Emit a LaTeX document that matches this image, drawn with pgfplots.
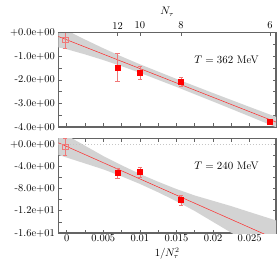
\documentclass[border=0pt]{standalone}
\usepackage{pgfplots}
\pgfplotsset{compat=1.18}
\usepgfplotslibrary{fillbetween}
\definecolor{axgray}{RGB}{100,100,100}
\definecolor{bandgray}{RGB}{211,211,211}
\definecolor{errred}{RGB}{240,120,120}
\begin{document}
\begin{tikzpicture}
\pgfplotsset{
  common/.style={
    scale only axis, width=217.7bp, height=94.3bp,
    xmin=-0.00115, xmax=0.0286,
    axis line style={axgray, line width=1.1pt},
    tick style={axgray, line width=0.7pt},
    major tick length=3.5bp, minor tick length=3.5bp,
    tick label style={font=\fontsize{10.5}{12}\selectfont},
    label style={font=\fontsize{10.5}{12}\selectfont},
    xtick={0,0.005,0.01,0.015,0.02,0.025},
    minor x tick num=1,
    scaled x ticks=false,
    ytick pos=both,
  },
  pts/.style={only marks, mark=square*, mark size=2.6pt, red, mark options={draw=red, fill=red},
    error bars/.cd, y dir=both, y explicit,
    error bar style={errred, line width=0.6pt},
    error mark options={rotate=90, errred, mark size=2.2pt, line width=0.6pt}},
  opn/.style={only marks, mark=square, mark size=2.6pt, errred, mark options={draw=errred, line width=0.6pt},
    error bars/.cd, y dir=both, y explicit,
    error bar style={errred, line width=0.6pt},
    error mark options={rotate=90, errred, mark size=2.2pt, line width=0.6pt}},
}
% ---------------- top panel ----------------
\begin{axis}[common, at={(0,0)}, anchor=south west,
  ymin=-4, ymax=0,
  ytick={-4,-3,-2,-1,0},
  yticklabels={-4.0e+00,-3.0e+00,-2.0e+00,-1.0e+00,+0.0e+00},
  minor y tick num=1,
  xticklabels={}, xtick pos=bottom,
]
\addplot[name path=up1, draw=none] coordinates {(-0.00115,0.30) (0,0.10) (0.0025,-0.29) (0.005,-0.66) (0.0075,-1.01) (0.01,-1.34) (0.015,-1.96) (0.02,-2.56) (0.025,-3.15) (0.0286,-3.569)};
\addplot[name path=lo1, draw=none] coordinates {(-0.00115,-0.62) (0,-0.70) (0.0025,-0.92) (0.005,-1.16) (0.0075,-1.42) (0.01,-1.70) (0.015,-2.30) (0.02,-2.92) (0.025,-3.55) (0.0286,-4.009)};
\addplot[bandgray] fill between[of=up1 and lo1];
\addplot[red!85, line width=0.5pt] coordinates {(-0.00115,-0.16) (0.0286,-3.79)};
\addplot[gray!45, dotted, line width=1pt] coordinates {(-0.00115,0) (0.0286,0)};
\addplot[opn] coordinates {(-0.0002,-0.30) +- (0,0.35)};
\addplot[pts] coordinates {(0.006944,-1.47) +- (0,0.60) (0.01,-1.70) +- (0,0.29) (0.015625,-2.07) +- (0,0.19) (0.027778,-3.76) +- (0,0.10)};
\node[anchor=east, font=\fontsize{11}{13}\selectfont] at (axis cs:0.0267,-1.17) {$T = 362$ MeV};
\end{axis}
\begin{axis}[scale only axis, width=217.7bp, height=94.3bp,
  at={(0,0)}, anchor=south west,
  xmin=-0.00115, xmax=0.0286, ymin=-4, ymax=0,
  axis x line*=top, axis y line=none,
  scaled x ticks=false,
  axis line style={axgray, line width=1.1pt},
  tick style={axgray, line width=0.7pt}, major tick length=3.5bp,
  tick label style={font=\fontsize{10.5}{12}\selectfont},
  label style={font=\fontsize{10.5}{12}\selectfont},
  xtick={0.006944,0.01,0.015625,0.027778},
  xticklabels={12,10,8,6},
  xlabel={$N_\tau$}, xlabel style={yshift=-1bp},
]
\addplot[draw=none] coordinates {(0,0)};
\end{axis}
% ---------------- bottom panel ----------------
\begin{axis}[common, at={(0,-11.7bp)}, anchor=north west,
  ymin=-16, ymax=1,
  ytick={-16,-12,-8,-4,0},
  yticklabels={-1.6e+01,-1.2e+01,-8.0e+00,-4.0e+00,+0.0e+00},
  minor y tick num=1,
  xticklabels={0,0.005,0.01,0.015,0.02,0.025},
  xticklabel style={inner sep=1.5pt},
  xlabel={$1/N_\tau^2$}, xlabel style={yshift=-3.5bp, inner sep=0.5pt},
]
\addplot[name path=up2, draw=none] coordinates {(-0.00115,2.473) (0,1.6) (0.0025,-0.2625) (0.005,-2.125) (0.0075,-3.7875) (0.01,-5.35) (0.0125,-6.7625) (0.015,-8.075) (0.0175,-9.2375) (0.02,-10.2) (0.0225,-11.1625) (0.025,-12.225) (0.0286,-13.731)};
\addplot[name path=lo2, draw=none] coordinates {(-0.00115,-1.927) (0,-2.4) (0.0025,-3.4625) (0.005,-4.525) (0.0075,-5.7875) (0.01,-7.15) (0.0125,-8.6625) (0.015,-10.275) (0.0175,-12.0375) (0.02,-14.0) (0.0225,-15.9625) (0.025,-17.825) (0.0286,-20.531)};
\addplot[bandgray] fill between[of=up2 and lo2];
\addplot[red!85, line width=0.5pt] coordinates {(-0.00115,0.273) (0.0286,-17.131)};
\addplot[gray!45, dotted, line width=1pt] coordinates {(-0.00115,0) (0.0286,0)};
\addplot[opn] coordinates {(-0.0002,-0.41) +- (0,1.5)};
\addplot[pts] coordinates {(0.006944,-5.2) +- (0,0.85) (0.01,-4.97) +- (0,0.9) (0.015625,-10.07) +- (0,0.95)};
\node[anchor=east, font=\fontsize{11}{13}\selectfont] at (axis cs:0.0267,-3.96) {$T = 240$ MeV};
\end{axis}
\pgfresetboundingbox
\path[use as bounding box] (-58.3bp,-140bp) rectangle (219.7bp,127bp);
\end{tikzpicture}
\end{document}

--- --- ---

> **What is required**
All of the data above should be quoted exactly, except for the pictures.

> **Problem solution**
Emit a LaTeX document that matches this image, drawn with pgfplots.
\documentclass[border=0pt]{standalone}
\usepackage{pgfplots}
\pgfplotsset{compat=1.18}
\usepgfplotslibrary{fillbetween}
\definecolor{axgray}{RGB}{100,100,100}
\definecolor{bandgray}{RGB}{211,211,211}
\definecolor{errred}{RGB}{240,120,120}
\begin{document}
\begin{tikzpicture}
\pgfplotsset{
  common/.style={
    scale only axis, width=217.7bp, height=94.3bp,
    xmin=-0.00115, xmax=0.0286,
    axis line style={axgray, line width=1.1pt},
    tick style={axgray, line width=0.7pt},
    major tick length=3.5bp, minor tick length=3.5bp,
    tick label style={font=\fontsize{10.5}{12}\selectfont},
    label style={font=\fontsize{10.5}{12}\selectfont},
    xtick={0,0.005,0.01,0.015,0.02,0.025},
    minor x tick num=1,
    scaled x ticks=false,
    ytick pos=both,
  },
  pts/.style={only marks, mark=square*, mark size=2.6pt, red, mark options={draw=red, fill=red},
    error bars/.cd, y dir=both, y explicit,
    error bar style={errred, line width=0.6pt},
    error mark options={rotate=90, errred, mark size=2.2pt, line width=0.6pt}},
  opn/.style={only marks, mark=square, mark size=2.6pt, errred, mark options={draw=errred, line width=0.6pt},
    error bars/.cd, y dir=both, y explicit,
    error bar style={errred, line width=0.6pt},
    error mark options={rotate=90, errred, mark size=2.2pt, line width=0.6pt}},
}
% ---------------- top panel ----------------
\begin{axis}[common, at={(0,0)}, anchor=south west,
  ymin=-4, ymax=0,
  ytick={-4,-3,-2,-1,0},
  yticklabels={-4.0e+00,-3.0e+00,-2.0e+00,-1.0e+00,+0.0e+00},
  minor y tick num=1,
  xticklabels={}, xtick pos=bottom,
]
\addplot[name path=up1, draw=none] coordinates {(-0.00115,0.30) (0,0.10) (0.0025,-0.29) (0.005,-0.66) (0.0075,-1.01) (0.01,-1.34) (0.015,-1.96) (0.02,-2.56) (0.025,-3.15) (0.0286,-3.569)};
\addplot[name path=lo1, draw=none] coordinates {(-0.00115,-0.62) (0,-0.70) (0.0025,-0.92) (0.005,-1.16) (0.0075,-1.42) (0.01,-1.70) (0.015,-2.30) (0.02,-2.92) (0.025,-3.55) (0.0286,-4.009)};
\addplot[bandgray] fill between[of=up1 and lo1];
\addplot[red!85, line width=0.5pt] coordinates {(-0.00115,-0.16) (0.0286,-3.79)};
\addplot[gray!45, dotted, line width=1pt] coordinates {(-0.00115,0) (0.0286,0)};
\addplot[opn] coordinates {(-0.0002,-0.30) +- (0,0.35)};
\addplot[pts] coordinates {(0.006944,-1.47) +- (0,0.60) (0.01,-1.70) +- (0,0.29) (0.015625,-2.07) +- (0,0.19) (0.027778,-3.76) +- (0,0.10)};
\node[anchor=east, font=\fontsize{11}{13}\selectfont] at (axis cs:0.0267,-1.17) {$T = 362$ MeV};
\end{axis}
\begin{axis}[scale only axis, width=217.7bp, height=94.3bp,
  at={(0,0)}, anchor=south west,
  xmin=-0.00115, xmax=0.0286, ymin=-4, ymax=0,
  axis x line*=top, axis y line=none,
  scaled x ticks=false,
  axis line style={axgray, line width=1.1pt},
  tick style={axgray, line width=0.7pt}, major tick length=3.5bp,
  tick label style={font=\fontsize{10.5}{12}\selectfont},
  label style={font=\fontsize{10.5}{12}\selectfont},
  xtick={0.006944,0.01,0.015625,0.027778},
  xticklabels={12,10,8,6},
  xlabel={$N_\tau$}, xlabel style={yshift=-1bp},
]
\addplot[draw=none] coordinates {(0,0)};
\end{axis}
% ---------------- bottom panel ----------------
\begin{axis}[common, at={(0,-11.7bp)}, anchor=north west,
  ymin=-16, ymax=1,
  ytick={-16,-12,-8,-4,0},
  yticklabels={-1.6e+01,-1.2e+01,-8.0e+00,-4.0e+00,+0.0e+00},
  minor y tick num=1,
  xticklabels={0,0.005,0.01,0.015,0.02,0.025},
  xticklabel style={inner sep=1.5pt},
  xlabel={$1/N_\tau^2$}, xlabel style={yshift=-3.5bp, inner sep=0.5pt},
]
\addplot[name path=up2, draw=none] coordinates {(-0.00115,2.473) (0,1.6) (0.0025,-0.2625) (0.005,-2.125) (0.0075,-3.7875) (0.01,-5.35) (0.0125,-6.7625) (0.015,-8.075) (0.0175,-9.2375) (0.02,-10.2) (0.0225,-11.1625) (0.025,-12.225) (0.0286,-13.731)};
\addplot[name path=lo2, draw=none] coordinates {(-0.00115,-1.927) (0,-2.4) (0.0025,-3.4625) (0.005,-4.525) (0.0075,-5.7875) (0.01,-7.15) (0.0125,-8.6625) (0.015,-10.275) (0.0175,-12.0375) (0.02,-14.0) (0.0225,-15.9625) (0.025,-17.825) (0.0286,-20.531)};
\addplot[bandgray] fill between[of=up2 and lo2];
\addplot[red!85, line width=0.5pt] coordinates {(-0.00115,0.273) (0.0286,-17.131)};
\addplot[gray!45, dotted, line width=1pt] coordinates {(-0.00115,0) (0.0286,0)};
\addplot[opn] coordinates {(-0.0002,-0.41) +- (0,1.5)};
\addplot[pts] coordinates {(0.006944,-5.2) +- (0,0.85) (0.01,-4.97) +- (0,0.9) (0.015625,-10.07) +- (0,0.95)};
\node[anchor=east, font=\fontsize{11}{13}\selectfont] at (axis cs:0.0267,-3.96) {$T = 240$ MeV};
\end{axis}
\pgfresetboundingbox
\path[use as bounding box] (-58.3bp,-140bp) rectangle (219.7bp,127bp);
\end{tikzpicture}
\end{document}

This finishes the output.